WHAT YOU ARE ASKED TO DO
Identify, in the records below, every line where the string "this" appears, and copy each such line.

Charts and diagrams as code:
※ ※ ※

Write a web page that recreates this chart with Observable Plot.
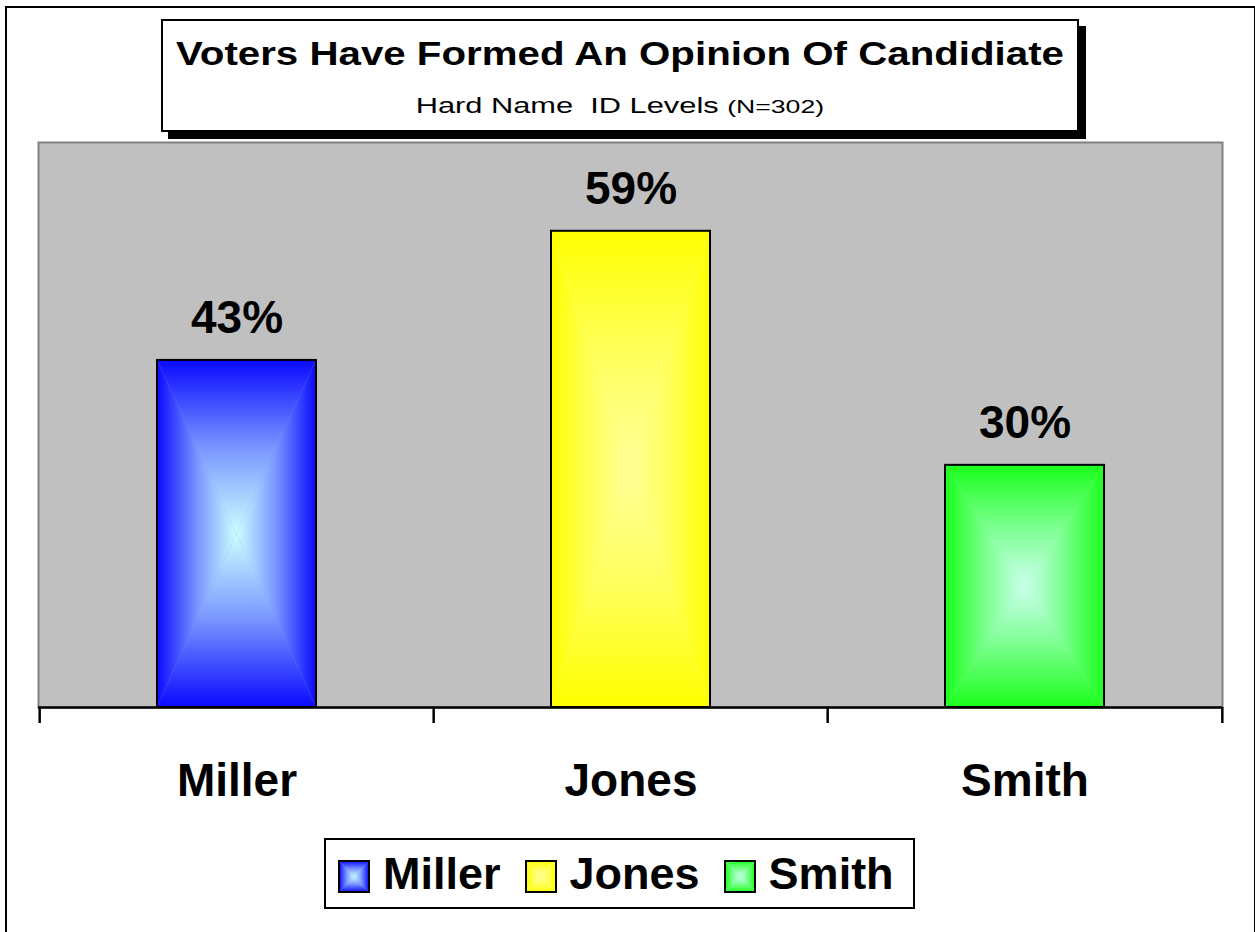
<!DOCTYPE html>
<html>
<head>
<meta charset="utf-8">
<script src="https://cdn.jsdelivr.net/npm/d3@7"></script>
<script src="https://cdn.jsdelivr.net/npm/@observablehq/plot@0.6"></script>
<style>
  html, body { margin: 0; padding: 0; background: #fff; overflow: hidden; }
  body { width: 1255px; height: 932px; position: relative; font-family: "Liberation Sans", Arial, sans-serif; }
  #chart { position: absolute; left: 0; top: 0; }
  #outer { position: absolute; left: 5px; top: 6px; width: 1247px; height: 960px; border: 2px solid #000; pointer-events: none; }
  #titlebox { position: absolute; left: 161px; top: 19px; width: 914px; height: 109px; border: 2px solid #000; background: #fff; box-shadow: 7px 7px 0 #000; text-align: center; }
  #title { position: absolute; left: 0; right: 0; top: 16px; font-size: 33px; font-weight: bold; line-height: 1; white-space: nowrap; }
  #subtitle { position: absolute; left: 0; right: 0; top: 74px; font-size: 22px; line-height: 1; white-space: nowrap; }
  .stretch { display: inline-block; transform: scaleX(1.22); transform-origin: center; }
  #subText { transform: scaleX(1.4); }
  #legend { position: absolute; left: 324px; top: 838px; width: 591px; height: 71px; border: 2px solid #000; background: #fff; display: flex; align-items: center; padding-left: 12px; box-sizing: border-box; }
  .item { display: flex; align-items: center; margin-right: 24px; }
  .item svg { display: block; margin-right: 13px; margin-top: 6px; }
  .item span { font-size: 45px; font-weight: bold; line-height: 1; }
</style>
</head>
<body>
<div id="chart"></div>
<div id="outer"></div>
<div id="titlebox">
  <div id="title"><span class="stretch" id="titleText"></span></div>
  <div id="subtitle"><span class="stretch" id="subText"></span></div>
</div>
<div id="legend"></div>
<script>
// ---- data ----
const categories = ["Miller", "Jones", "Smith"];
const values = [43, 59, 30];
const edgeColors = ["#0a0aff", "#ffff00", "#1aff1a"];
const midColors = ["#7894ff", "#ffff5a", "#78ff8c"];
const centerColors = ["#ccffff", "#ffff99", "#ccffee"];
const titleText = "Voters Have Formed An Opinion Of Candidiate";
const subtitleMain = "Hard Name\u00a0\u00a0ID Levels ";
const subtitleSmall = "(N=302)";
const yDomain = [0, 70];

const data = categories.map((name, i) => ({name, value: values[i], key: "c" + i}));

// ---- layout ----
const W = 1255, H = 932;
const mL = 38, mR = 33, mT = 142, mB = 225;
const step = (W - mL - mR) / categories.length;
const font = "Liberation Sans, Arial, sans-serif";

const plot = Plot.plot({
  width: W,
  height: H,
  marginLeft: mL,
  marginRight: mR,
  marginTop: mT,
  marginBottom: mB,
  style: {fontFamily: font, background: "transparent", overflow: "visible"},
  x: {domain: categories, paddingInner: 0.597, paddingOuter: 0.2985, align: 0.5},
  y: {domain: yDomain, axis: null},
  color: {type: "identity"},
  marks: [
    Plot.frame({fill: "#c0c0c0", stroke: "#808080", strokeWidth: 2}),
    Plot.barY(data, {x: "name", y: "value", fill: d => `url(#pat-${d.key})`, stroke: "#000", strokeWidth: 2}),
    Plot.ruleY([0], {stroke: "#000", strokeWidth: 2.5}),
    Plot.axisX({tickSize: 16, dx: -step / 2, fill: "none", stroke: "#000", strokeWidth: 2.5, tickFormat: () => ""}),
    Plot.axisX({ticks: [categories[categories.length - 1]], tickSize: 16, dx: step / 2, fill: "none", stroke: "#000", strokeWidth: 2.5, tickFormat: () => ""}),
    Plot.axisX({tickSize: 0, tickPadding: 56, fontSize: 46, fontWeight: "bold", fill: "#000", label: null}),
    Plot.text(data, {x: "name", y: "value", text: d => d.value + "%", dy: -27, lineAnchor: "bottom", fontSize: 46, fontWeight: "bold", fill: "#000"})
  ]
});

// gradient patterns (rectangular "from center" shading)
const svg = d3.select(plot);
const defs = svg.insert("defs", ":first-child");
data.forEach((d, i) => {
  const dirs = {
    t: {x1: 0, y1: 0, x2: 0, y2: 1, pts: "0,0 1,0 0.5,0.5"},
    b: {x1: 0, y1: 1, x2: 0, y2: 0, pts: "0,1 1,1 0.5,0.5"},
    l: {x1: 0, y1: 0, x2: 1, y2: 0, pts: "0,0 0,1 0.5,0.5"},
    r: {x1: 1, y1: 0, x2: 0, y2: 0, pts: "1,0 1,1 0.5,0.5"}
  };
  Object.entries(dirs).forEach(([k, g]) => {
    const lg = defs.append("linearGradient").attr("id", `g-${d.key}-${k}`)
      .attr("x1", g.x1).attr("y1", g.y1).attr("x2", g.x2).attr("y2", g.y2);
    lg.append("stop").attr("offset", 0).attr("stop-color", edgeColors[i]);
    lg.append("stop").attr("offset", 0.5).attr("stop-color", midColors[i]);
    lg.append("stop").attr("offset", 1).attr("stop-color", centerColors[i]);
  });
  const pat = defs.append("pattern").attr("id", `pat-${d.key}`)
    .attr("patternUnits", "objectBoundingBox").attr("patternContentUnits", "objectBoundingBox")
    .attr("width", 1).attr("height", 1);
  pat.append("rect").attr("width", 1).attr("height", 1).attr("fill", midColors[i]);
  Object.entries(dirs).forEach(([k, g]) => {
    pat.append("polygon").attr("points", g.pts).attr("fill", `url(#g-${d.key}-${k})`);
  });
});

document.getElementById("chart").appendChild(plot);

// title
document.getElementById("titleText").textContent = titleText;
const sub = document.getElementById("subText");
sub.append(document.createTextNode(subtitleMain));
const small = document.createElement("span");
small.style.fontSize = "19px";
small.textContent = subtitleSmall;
sub.append(small);

// legend
const legend = d3.select("#legend");
data.forEach((d) => {
  const item = legend.append("div").attr("class", "item");
  const s = item.append("svg").attr("width", 32).attr("height", 33);
  s.append("rect").attr("x", 1).attr("y", 1).attr("width", 30).attr("height", 31)
    .attr("fill", `url(#pat-${d.key})`).attr("stroke", "#000").attr("stroke-width", 2);
  item.append("span").text(d.name);
});
</script>
</body>
</html>
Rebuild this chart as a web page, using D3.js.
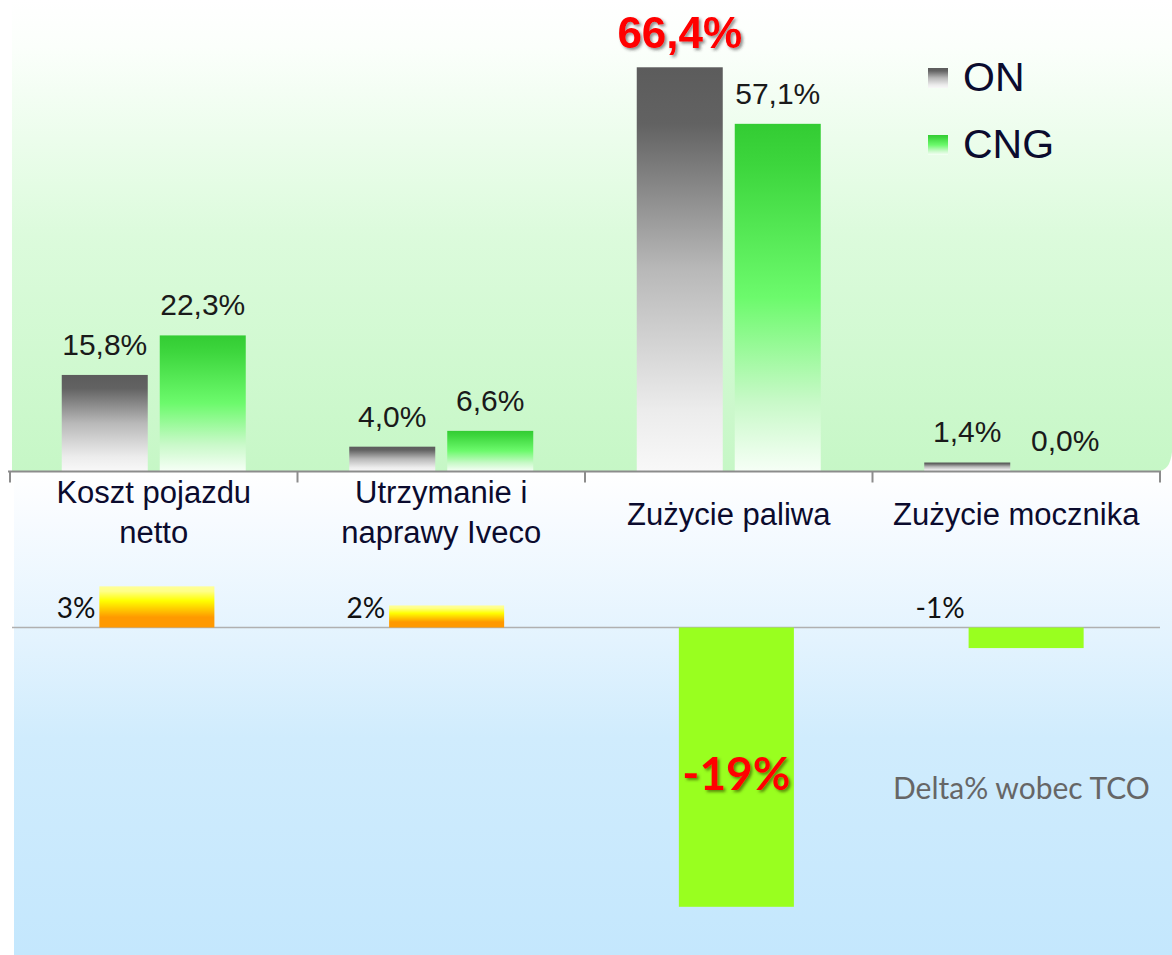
<!DOCTYPE html>
<html>
<head>
<meta charset="utf-8">
<script src="https://cdn.jsdelivr.net/npm/d3@7"></script>
<style>
  html, body { margin: 0; padding: 0; background: #ffffff; }
  svg { display: block; }
</style>
</head>
<body>
<script>
// ---------------- DATA ----------------
const categories = ["Koszt pojazdu netto", "Utrzymanie i naprawy Iveco", "Zużycie paliwa", "Zużycie mocznika"];
const categoryLines = [["Koszt pojazdu", "netto"], ["Utrzymanie i", "naprawy Iveco"], ["Zużycie paliwa"], ["Zużycie mocznika"]];
const series = ["ON", "CNG"];
const valuesON = [15.8, 4.0, 66.4, 1.4];
const valuesCNG = [22.3, 6.6, 57.1, 0.0];
const deltaValues = [2.8, 1.5, -19.0, -1.4];
const deltaTitle = "Delta% wobec TCO";

// ---------------- SETUP ----------------
const W = 1172, H = 955;
const svg = d3.select("body").append("svg").attr("width", W).attr("height", H);
const defs = svg.append("defs");

function vGrad(id, stops) {
  const g = defs.append("linearGradient").attr("id", id)
    .attr("x1", 0).attr("y1", 0).attr("x2", 0).attr("y2", 1);
  stops.forEach(s => g.append("stop").attr("offset", s[0]).attr("stop-color", s[1]));
}
vGrad("bgTop", [[0, "#ffffff"], [0.1, "#fbfffb"], [0.5, "#dcfbdc"], [1, "#c6f7c6"]]);
vGrad("bgBottom", [[0, "#ffffff"], [0.1, "#f7fbff"], [0.35, "#e3f3fe"], [0.55, "#d0ecfd"], [1, "#c4e7fd"]]);
vGrad("gradON", [[0, "#5c5c5c"], [0.14, "#626262"], [0.5, "#b8b8b8"], [0.85, "#ececec"], [1, "#f8f8f8"]]);
vGrad("gradCNG", [[0, "#33cc33"], [0.12, "#3dd63d"], [0.5, "#6cfa6c"], [0.8, "#c8f9c8"], [1, "#f6fff6"]]);
vGrad("gradOrange", [[0, "#ffff99"], [0.12, "#ffff88"], [0.35, "#ffff00"], [0.75, "#ff9900"], [1, "#ff9900"]]);

const shadow = defs.append("filter").attr("id", "shadow").attr("x", "-20%").attr("y", "-20%").attr("width", "150%").attr("height", "150%");
shadow.append("feDropShadow").attr("dx", 2).attr("dy", 2).attr("stdDeviation", 1.4)
  .attr("flood-color", "#333").attr("flood-opacity", 0.55);
const shadow2 = defs.append("filter").attr("id", "shadow2").attr("x", "-20%").attr("y", "-20%").attr("width", "150%").attr("height", "150%");
shadow2.append("feDropShadow").attr("dx", 2).attr("dy", 2).attr("stdDeviation", 1.4)
  .attr("flood-color", "#3a5a00").attr("flood-opacity", 0.7);

// ---------------- BACKGROUNDS ----------------
svg.append("path")
  .attr("d", "M12,0 H1172 V452 Q1170,471 1158,471 H12 Z")
  .attr("fill", "url(#bgTop)");
svg.append("rect").attr("x", 14).attr("y", 472).attr("width", W - 14).attr("height", H - 472)
  .attr("fill", "url(#bgBottom)");

// ---------------- TOP CHART ----------------
const fmt = d3.formatLocale({ decimal: ",", thousands: " ", grouping: [3], currency: ["", " zł"] }).format(".1f");
const xCat = d3.scaleBand().domain(categories).range([10, 1160]).padding(0);
const xGroup = d3.scaleBand().domain(categories).range([10, 1160]).paddingInner(0.36).paddingOuter(0.18);
const xSeries = d3.scaleBand().domain(series).range([0, xGroup.bandwidth()]).paddingInner(0.1224);
const y = d3.scaleLinear().domain([0, 70]).range([471, 471 - 70 * 6.08]);

const rows = categories.map((c, i) => ({ cat: c, i, vals: [{ s: "ON", v: valuesON[i] }, { s: "CNG", v: valuesCNG[i] }] }));
const maxON = d3.max(valuesON);
const isHi = d => d.s === "ON" && d.v === maxON;

const groups = svg.append("g").selectAll("g").data(rows).join("g")
  .attr("transform", d => `translate(${xGroup(d.cat)},0)`);

groups.selectAll("rect").data(d => d.vals).join("rect")
  .attr("x", d => xSeries(d.s))
  .attr("y", d => y(d.v))
  .attr("width", xSeries.bandwidth())
  .attr("height", d => y(0) - y(d.v))
  .attr("fill", d => d.s === "ON" ? "url(#gradON)" : "url(#gradCNG)");

groups.selectAll("text").data(d => d.vals).join("text")
  .attr("x", d => xSeries(d.s) + xSeries.bandwidth() / 2)
  .attr("y", d => y(d.v) - (isHi(d) ? 19 : 20))
  .attr("text-anchor", "middle")
  .attr("font-family", "'Liberation Sans', Arial, sans-serif")
  .attr("font-size", d => isHi(d) ? 44 : 30)
  .attr("font-weight", d => isHi(d) ? "bold" : "normal")
  .attr("fill", d => isHi(d) ? "#ff0000" : "#1a1a1a")
  .attr("filter", d => isHi(d) ? "url(#shadow)" : null)
  .text(d => fmt(d.v) + "%");

// axis
const axisY = 471.5;
svg.append("line").attr("x1", 8).attr("x2", 1161).attr("y1", axisY).attr("y2", axisY)
  .attr("stroke", "#8c8c8c").attr("stroke-width", 2);
const bounds = categories.map(c => xCat(c)).concat([xCat.range()[1]]);
svg.append("g").selectAll("line").data(bounds).join("line")
  .attr("x1", d => d).attr("x2", d => d).attr("y1", axisY).attr("y2", axisY + 11)
  .attr("stroke", "#8c8c8c").attr("stroke-width", 2);

// category labels
const catG = svg.append("g").selectAll("text").data(rows).join("text")
  .attr("text-anchor", "middle")
  .attr("font-family", "'Liberation Sans', Arial, sans-serif")
  .attr("font-size", 31)
  .attr("fill", "#0b0b2e");
catG.selectAll("tspan").data(d => categoryLines[d.i].map((t, k) => ({ t, k, n: categoryLines[d.i].length, cat: d.cat })))
  .join("tspan")
  .attr("x", d => xCat(d.cat) + xCat.bandwidth() / 2)
  .attr("y", d => d.n === 1 ? 525 : 503 + d.k * 40)
  .text(d => d.t);

// legend
const legend = svg.append("g").selectAll("g").data(series).join("g")
  .attr("transform", (d, i) => `translate(928, ${68 + i * 67})`);
legend.append("rect").attr("width", 20).attr("height", 20)
  .attr("fill", d => d === "ON" ? "url(#gradON)" : "url(#gradCNG)");
legend.append("text").attr("x", 35).attr("y", 23)
  .attr("font-family", "'Liberation Sans', Arial, sans-serif")
  .attr("font-size", 41).attr("fill", "#0b0b2e")
  .text(d => d);

// ---------------- BOTTOM CHART ----------------
const xd = d3.scaleBand().domain(categories).range([12, 1171]).paddingInner(0.603).paddingOuter(0.3015);
const yd = d3.scaleLinear().domain([-20, 5]).range([627.5 + 20 * 14.7, 627.5 - 5 * 14.7]);
const deltas = categories.map((c, i) => ({ cat: c, v: deltaValues[i] }));
const big = d => Math.abs(d.v) > 5;

svg.append("line").attr("x1", 12).attr("x2", 1160).attr("y1", yd(0)).attr("y2", yd(0))
  .attr("stroke", "#b0b0b0").attr("stroke-width", 1.5);

svg.append("g").selectAll("rect").data(deltas).join("rect")
  .attr("x", d => xd(d.cat))
  .attr("width", xd.bandwidth())
  .attr("y", d => yd(Math.max(0, d.v)))
  .attr("height", d => Math.abs(yd(d.v) - yd(0)))
  .attr("fill", d => d.v >= 0 ? "url(#gradOrange)" : "#99ff1f");

svg.append("g").selectAll("text").data(deltas).join("text")
  .attr("x", d => big(d) ? xd(d.cat) + xd.bandwidth() / 2 : xd(d.cat) - 4)
  .attr("y", d => big(d) ? (yd(0) + yd(d.v)) / 2 + 23 : 618)
  .attr("text-anchor", d => big(d) ? "middle" : "end")
  .attr("font-family", "Lato, 'Open Sans', sans-serif")
  .attr("font-size", d => big(d) ? 46 : 28)
  .attr("font-weight", d => big(d) ? "bold" : "normal")
  .attr("fill", d => big(d) ? "#ff0000" : "#111111")
  .attr("filter", d => big(d) ? "url(#shadow2)" : null)
  .text(d => Math.round(d.v) + "%");

svg.append("text").attr("x", 893).attr("y", 799)
  .attr("font-family", "Lato, 'Open Sans', sans-serif")
  .attr("font-size", 30).attr("fill", "#666666")
  .text(deltaTitle);
</script>
</body>
</html>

※ ※ ※

FULL OUTPUT
Write a web page that recreates this chart with Observable Plot.
Rebuild this chart as a web page, using D3.js.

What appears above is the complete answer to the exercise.